* [Problem statement] Set the listing down again in full, word for word, with the pictures left out.
= = = = =
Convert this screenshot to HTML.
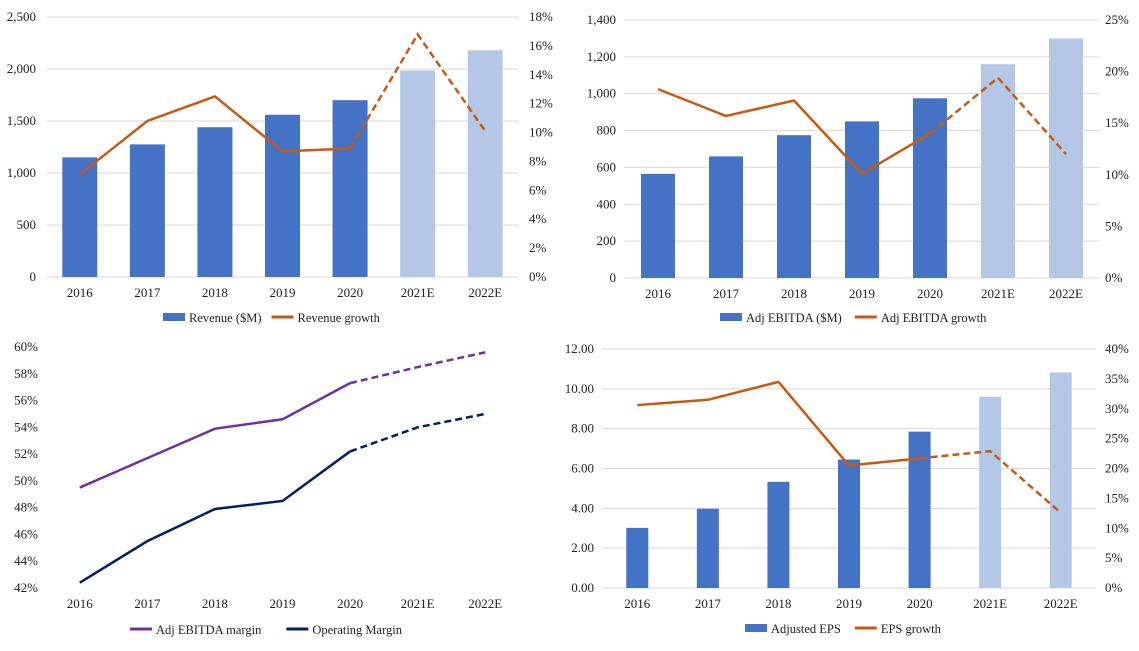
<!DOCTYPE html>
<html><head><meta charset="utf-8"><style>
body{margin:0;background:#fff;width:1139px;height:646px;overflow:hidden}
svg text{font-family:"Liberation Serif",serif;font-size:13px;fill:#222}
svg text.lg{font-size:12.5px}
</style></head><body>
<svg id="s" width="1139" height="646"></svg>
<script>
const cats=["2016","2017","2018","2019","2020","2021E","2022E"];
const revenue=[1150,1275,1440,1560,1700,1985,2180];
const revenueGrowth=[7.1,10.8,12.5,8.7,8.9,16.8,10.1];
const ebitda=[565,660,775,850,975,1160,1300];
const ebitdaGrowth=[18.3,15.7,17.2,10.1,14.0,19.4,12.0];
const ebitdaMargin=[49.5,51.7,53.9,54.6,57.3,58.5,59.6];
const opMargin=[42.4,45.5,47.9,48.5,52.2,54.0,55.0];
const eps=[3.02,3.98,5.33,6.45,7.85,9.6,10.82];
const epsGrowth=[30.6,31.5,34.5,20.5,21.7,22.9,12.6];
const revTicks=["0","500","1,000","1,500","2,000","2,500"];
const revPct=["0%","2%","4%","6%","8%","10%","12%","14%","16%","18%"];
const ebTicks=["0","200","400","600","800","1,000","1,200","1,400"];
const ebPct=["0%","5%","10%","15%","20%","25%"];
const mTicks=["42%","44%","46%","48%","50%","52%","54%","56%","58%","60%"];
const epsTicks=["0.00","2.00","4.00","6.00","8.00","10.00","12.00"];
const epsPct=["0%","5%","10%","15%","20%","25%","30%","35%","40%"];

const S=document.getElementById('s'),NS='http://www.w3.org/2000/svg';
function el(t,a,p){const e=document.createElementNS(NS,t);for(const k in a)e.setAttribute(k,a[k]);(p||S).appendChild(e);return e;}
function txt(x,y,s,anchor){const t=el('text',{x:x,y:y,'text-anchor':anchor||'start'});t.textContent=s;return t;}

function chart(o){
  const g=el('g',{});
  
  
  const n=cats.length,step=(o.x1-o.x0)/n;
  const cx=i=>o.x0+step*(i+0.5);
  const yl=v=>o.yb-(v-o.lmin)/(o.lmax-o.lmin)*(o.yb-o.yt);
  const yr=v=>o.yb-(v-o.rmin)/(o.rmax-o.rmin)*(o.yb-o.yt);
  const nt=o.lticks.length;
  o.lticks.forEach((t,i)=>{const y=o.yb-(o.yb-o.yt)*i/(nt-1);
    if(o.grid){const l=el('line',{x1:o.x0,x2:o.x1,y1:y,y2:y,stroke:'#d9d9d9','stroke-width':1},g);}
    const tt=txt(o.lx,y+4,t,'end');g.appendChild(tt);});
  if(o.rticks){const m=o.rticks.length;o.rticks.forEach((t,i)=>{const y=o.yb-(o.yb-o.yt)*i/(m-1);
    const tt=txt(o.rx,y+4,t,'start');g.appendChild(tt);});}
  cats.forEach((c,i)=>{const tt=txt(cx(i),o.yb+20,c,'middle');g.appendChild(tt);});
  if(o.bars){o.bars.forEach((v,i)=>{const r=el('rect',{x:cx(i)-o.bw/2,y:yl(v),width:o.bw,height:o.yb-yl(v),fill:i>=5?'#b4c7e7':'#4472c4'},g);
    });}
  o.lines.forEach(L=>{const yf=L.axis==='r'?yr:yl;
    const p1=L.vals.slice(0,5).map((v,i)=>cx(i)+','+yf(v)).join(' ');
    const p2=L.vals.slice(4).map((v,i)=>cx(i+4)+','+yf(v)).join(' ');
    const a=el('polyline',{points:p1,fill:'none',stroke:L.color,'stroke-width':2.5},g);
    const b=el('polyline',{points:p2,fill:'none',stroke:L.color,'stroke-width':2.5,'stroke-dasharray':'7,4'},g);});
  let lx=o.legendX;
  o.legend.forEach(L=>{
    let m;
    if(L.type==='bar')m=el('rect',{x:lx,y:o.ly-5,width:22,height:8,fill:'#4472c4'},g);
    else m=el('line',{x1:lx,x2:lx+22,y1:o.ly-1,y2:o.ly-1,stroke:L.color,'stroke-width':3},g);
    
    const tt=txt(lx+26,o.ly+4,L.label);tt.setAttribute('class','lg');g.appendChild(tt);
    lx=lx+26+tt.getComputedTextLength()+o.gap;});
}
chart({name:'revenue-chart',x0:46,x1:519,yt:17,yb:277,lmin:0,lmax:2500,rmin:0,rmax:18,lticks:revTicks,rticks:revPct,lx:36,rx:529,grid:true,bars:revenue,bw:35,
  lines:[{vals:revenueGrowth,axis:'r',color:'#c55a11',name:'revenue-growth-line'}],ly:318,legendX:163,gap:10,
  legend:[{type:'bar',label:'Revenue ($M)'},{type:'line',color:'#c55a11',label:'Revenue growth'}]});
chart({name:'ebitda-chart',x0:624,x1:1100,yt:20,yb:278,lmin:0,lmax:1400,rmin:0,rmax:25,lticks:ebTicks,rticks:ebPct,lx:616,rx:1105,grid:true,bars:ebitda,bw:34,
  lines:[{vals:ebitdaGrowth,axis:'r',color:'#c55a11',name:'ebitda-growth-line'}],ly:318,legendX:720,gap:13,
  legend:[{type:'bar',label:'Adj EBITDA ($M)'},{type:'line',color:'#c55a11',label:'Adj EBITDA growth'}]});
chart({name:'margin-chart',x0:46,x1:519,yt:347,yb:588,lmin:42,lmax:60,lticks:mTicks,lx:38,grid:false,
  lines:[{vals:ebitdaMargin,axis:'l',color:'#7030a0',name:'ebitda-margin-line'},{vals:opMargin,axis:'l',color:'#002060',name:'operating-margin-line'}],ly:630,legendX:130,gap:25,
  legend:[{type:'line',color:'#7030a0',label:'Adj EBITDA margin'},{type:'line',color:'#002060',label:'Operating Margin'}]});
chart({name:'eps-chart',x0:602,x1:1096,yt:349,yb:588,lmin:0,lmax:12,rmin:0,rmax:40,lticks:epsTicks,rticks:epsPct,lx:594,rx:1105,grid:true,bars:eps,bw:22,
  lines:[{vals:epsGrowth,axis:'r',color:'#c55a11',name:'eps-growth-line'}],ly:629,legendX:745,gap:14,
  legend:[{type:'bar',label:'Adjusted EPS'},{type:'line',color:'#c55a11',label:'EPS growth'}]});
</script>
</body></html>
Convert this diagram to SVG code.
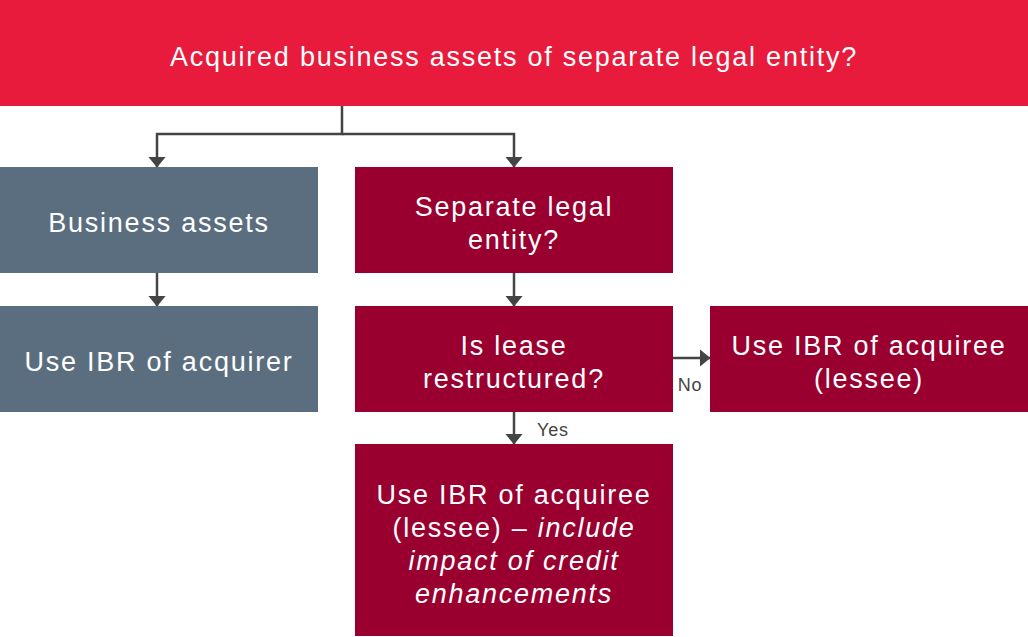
= = = = =
* [Written answer]
Convert this screenshot to HTML.
<!DOCTYPE html>
<html><head><meta charset="utf-8"><style>
body{margin:0;background:#fff;width:1139px;height:646px;overflow:hidden}
svg text{font-family:"Liberation Serif",serif;font-size:13px;fill:#222}
svg text.lg{font-size:12.5px}
</style></head><body>
<svg id="s" width="1139" height="646"></svg>
<script>
const cats=["2016","2017","2018","2019","2020","2021E","2022E"];
const revenue=[1150,1275,1440,1560,1700,1985,2180];
const revenueGrowth=[7.1,10.8,12.5,8.7,8.9,16.8,10.1];
const ebitda=[565,660,775,850,975,1160,1300];
const ebitdaGrowth=[18.3,15.7,17.2,10.1,14.0,19.4,12.0];
const ebitdaMargin=[49.5,51.7,53.9,54.6,57.3,58.5,59.6];
const opMargin=[42.4,45.5,47.9,48.5,52.2,54.0,55.0];
const eps=[3.02,3.98,5.33,6.45,7.85,9.6,10.82];
const epsGrowth=[30.6,31.5,34.5,20.5,21.7,22.9,12.6];
const revTicks=["0","500","1,000","1,500","2,000","2,500"];
const revPct=["0%","2%","4%","6%","8%","10%","12%","14%","16%","18%"];
const ebTicks=["0","200","400","600","800","1,000","1,200","1,400"];
const ebPct=["0%","5%","10%","15%","20%","25%"];
const mTicks=["42%","44%","46%","48%","50%","52%","54%","56%","58%","60%"];
const epsTicks=["0.00","2.00","4.00","6.00","8.00","10.00","12.00"];
const epsPct=["0%","5%","10%","15%","20%","25%","30%","35%","40%"];

const S=document.getElementById('s'),NS='http://www.w3.org/2000/svg';
function el(t,a,p){const e=document.createElementNS(NS,t);for(const k in a)e.setAttribute(k,a[k]);(p||S).appendChild(e);return e;}
function txt(x,y,s,anchor){const t=el('text',{x:x,y:y,'text-anchor':anchor||'start'});t.textContent=s;return t;}

function chart(o){
  const g=el('g',{});
  
  
  const n=cats.length,step=(o.x1-o.x0)/n;
  const cx=i=>o.x0+step*(i+0.5);
  const yl=v=>o.yb-(v-o.lmin)/(o.lmax-o.lmin)*(o.yb-o.yt);
  const yr=v=>o.yb-(v-o.rmin)/(o.rmax-o.rmin)*(o.yb-o.yt);
  const nt=o.lticks.length;
  o.lticks.forEach((t,i)=>{const y=o.yb-(o.yb-o.yt)*i/(nt-1);
    if(o.grid){const l=el('line',{x1:o.x0,x2:o.x1,y1:y,y2:y,stroke:'#d9d9d9','stroke-width':1},g);}
    const tt=txt(o.lx,y+4,t,'end');g.appendChild(tt);});
  if(o.rticks){const m=o.rticks.length;o.rticks.forEach((t,i)=>{const y=o.yb-(o.yb-o.yt)*i/(m-1);
    const tt=txt(o.rx,y+4,t,'start');g.appendChild(tt);});}
  cats.forEach((c,i)=>{const tt=txt(cx(i),o.yb+20,c,'middle');g.appendChild(tt);});
  if(o.bars){o.bars.forEach((v,i)=>{const r=el('rect',{x:cx(i)-o.bw/2,y:yl(v),width:o.bw,height:o.yb-yl(v),fill:i>=5?'#b4c7e7':'#4472c4'},g);
    });}
  o.lines.forEach(L=>{const yf=L.axis==='r'?yr:yl;
    const p1=L.vals.slice(0,5).map((v,i)=>cx(i)+','+yf(v)).join(' ');
    const p2=L.vals.slice(4).map((v,i)=>cx(i+4)+','+yf(v)).join(' ');
    const a=el('polyline',{points:p1,fill:'none',stroke:L.color,'stroke-width':2.5},g);
    const b=el('polyline',{points:p2,fill:'none',stroke:L.color,'stroke-width':2.5,'stroke-dasharray':'7,4'},g);});
  let lx=o.legendX;
  o.legend.forEach(L=>{
    let m;
    if(L.type==='bar')m=el('rect',{x:lx,y:o.ly-5,width:22,height:8,fill:'#4472c4'},g);
    else m=el('line',{x1:lx,x2:lx+22,y1:o.ly-1,y2:o.ly-1,stroke:L.color,'stroke-width':3},g);
    
    const tt=txt(lx+26,o.ly+4,L.label);tt.setAttribute('class','lg');g.appendChild(tt);
    lx=lx+26+tt.getComputedTextLength()+o.gap;});
}
chart({name:'revenue-chart',x0:46,x1:519,yt:17,yb:277,lmin:0,lmax:2500,rmin:0,rmax:18,lticks:revTicks,rticks:revPct,lx:36,rx:529,grid:true,bars:revenue,bw:35,
  lines:[{vals:revenueGrowth,axis:'r',color:'#c55a11',name:'revenue-growth-line'}],ly:318,legendX:163,gap:10,
  legend:[{type:'bar',label:'Revenue ($M)'},{type:'line',color:'#c55a11',label:'Revenue growth'}]});
chart({name:'ebitda-chart',x0:624,x1:1100,yt:20,yb:278,lmin:0,lmax:1400,rmin:0,rmax:25,lticks:ebTicks,rticks:ebPct,lx:616,rx:1105,grid:true,bars:ebitda,bw:34,
  lines:[{vals:ebitdaGrowth,axis:'r',color:'#c55a11',name:'ebitda-growth-line'}],ly:318,legendX:720,gap:13,
  legend:[{type:'bar',label:'Adj EBITDA ($M)'},{type:'line',color:'#c55a11',label:'Adj EBITDA growth'}]});
chart({name:'margin-chart',x0:46,x1:519,yt:347,yb:588,lmin:42,lmax:60,lticks:mTicks,lx:38,grid:false,
  lines:[{vals:ebitdaMargin,axis:'l',color:'#7030a0',name:'ebitda-margin-line'},{vals:opMargin,axis:'l',color:'#002060',name:'operating-margin-line'}],ly:630,legendX:130,gap:25,
  legend:[{type:'line',color:'#7030a0',label:'Adj EBITDA margin'},{type:'line',color:'#002060',label:'Operating Margin'}]});
chart({name:'eps-chart',x0:602,x1:1096,yt:349,yb:588,lmin:0,lmax:12,rmin:0,rmax:40,lticks:epsTicks,rticks:epsPct,lx:594,rx:1105,grid:true,bars:eps,bw:22,
  lines:[{vals:epsGrowth,axis:'r',color:'#c55a11',name:'eps-growth-line'}],ly:629,legendX:745,gap:14,
  legend:[{type:'bar',label:'Adjusted EPS'},{type:'line',color:'#c55a11',label:'EPS growth'}]});
</script>
</body></html>
Convert this diagram to SVG code.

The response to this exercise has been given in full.